Ms. Levick told Op-Talk that it is “ludicrous” to try the boy as an adult. “It’s a remarkably inhumane response,“ she said, explaining that the boy couldn’t have possibly appreciated the full consequences of his actions, but also “would not be competent to stand trial,” unable to understand the proceedings, incapable of distinguishing between the players in the courtroom.

Writing for The Huffington Post, Ms. Levick also points out that the child was given coloring books while held in isolation in an adult prison. “It confirms, in that simple gesture, the wrongheaded thinking behind a law that would allow the adult confinement and prosecution of a 10-year old child.”

He should be offered treatment and special care, Ms. Levick says. “Children require special care to stay on course developmentally, to enable successful return to their family and community, and to reduce further offending in the future.”

This sort of care and emphasis on rehabilitation, rather than punishment, is offered by the juvenile justice system, where the boy could still be placed if his lawyers so petition.

And even though the defendants in the Sayreville case are older and different dynamics were at play during the offense, advocates say that they should placed in the juvenile justice system as well and that they should be offered guidance and help.

When we talk about the two cases in the same breath, Ms. Levick said, we’re “walking a very fine line.” The two situations are different, both inexcusable, but in both there’s also hope for the young offenders.

The juvenile justice system is well-equipped to return the teenagers as productive members of society, Ms. Levick said.

The young football players’ shocking behavior has rocked New Jersey. Variouspolls for local publications show that respondents would like to see the defendants tried as adults. Some bring up the argument that a harsh punishment could serve as a deterrent for similar behaviors. Victim advocates have said in the past that some children are beyond redemption. “While juvenile advocates often note that a youth’s brain is still developing, we all learn from an extremely early age that killing is wrong,” say representatives of the National Organization of Victims of Juvenile Offenders at The New York Times.

However, Elizabeth Cauffman, professor of psychology and social behavior at the University of California, Irvine, told The Star Ledger that trying minors in adult court and administering severe punishment is entirely counterproductive. “They end up being held with adults and becoming more hardened criminals,” she said.

Children need guidance, and positive reinforcement in order to reverse their behavior, Ms.
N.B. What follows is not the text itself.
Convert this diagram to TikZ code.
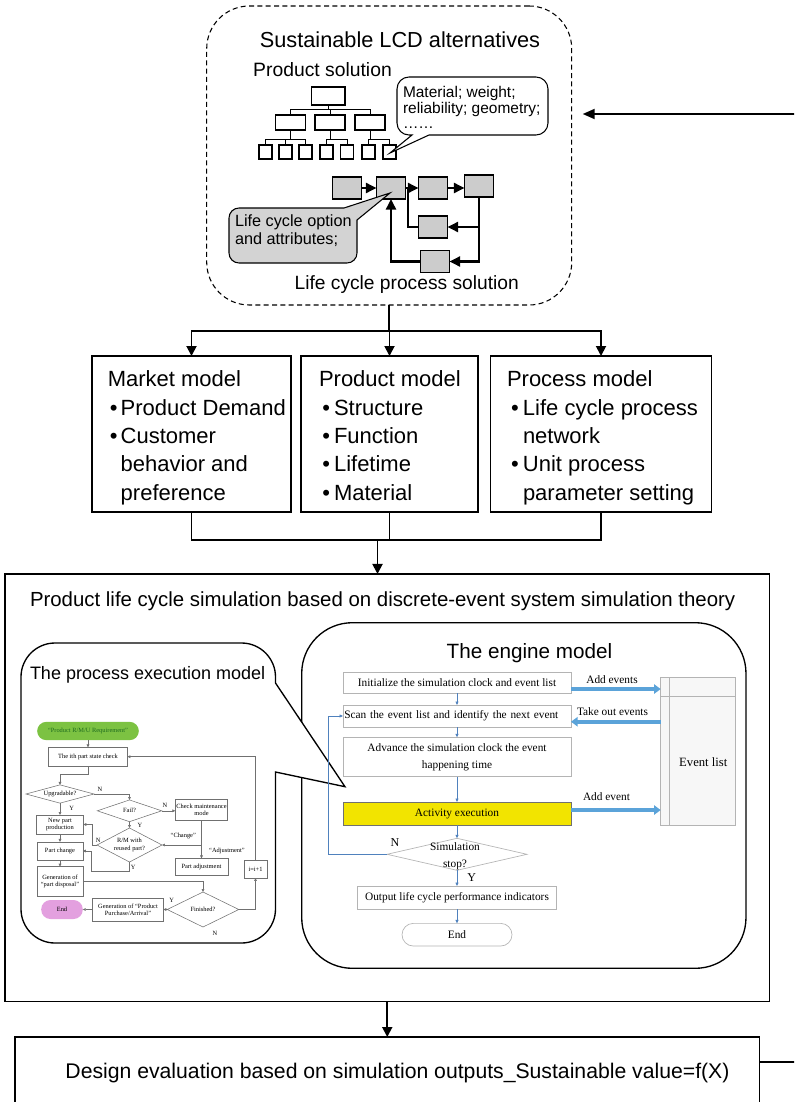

Cauffman said. Teenagers know how to distinguish right from wrong, “but their ability to do the right thing isn’t as developed.”

They are more impulsive and can’t control their emotions as well as adults — in fact, Ms. Cauffman added, “their emotional system doesn’t fully develop until about age 25.”

What’s more, one can’t predict whether a teenager who had committed sexual assault would be a rapist in the future, according to Ms. Cauffman. Research shows that you can’t base a long-term prognosis on minors’ behavior. “That’s why their punishment shouldn’t be driven by the offense.”

The Star Ledger published an editorial where they echoed Ms. Cauffman’s words and opposed trying the Sayreville teenagers in adult court. A juvenile detention center, The Ledger says, “is no picnic, either.” But it offers access to rehabilitation services. “We created this separate system because while the young brain can be capable of monstrous violence, it’s a more flexible creature.”

The editorial cites a study that followed 1,300 juvenile offenders for seven years. Of those, only 10 percent continued to commit serious offenses. “That tells us rehabilitation is possible,” the editorial states.

In the 1990s, the “tough on crime” era, Ms. Levick told Op-Talk, the mind-set was that every kid on the street would be a future offender, hence the inclination to prosecute them in adult courts. But the juvenile justice system works, treating minors in “developmentally appropriate ways.”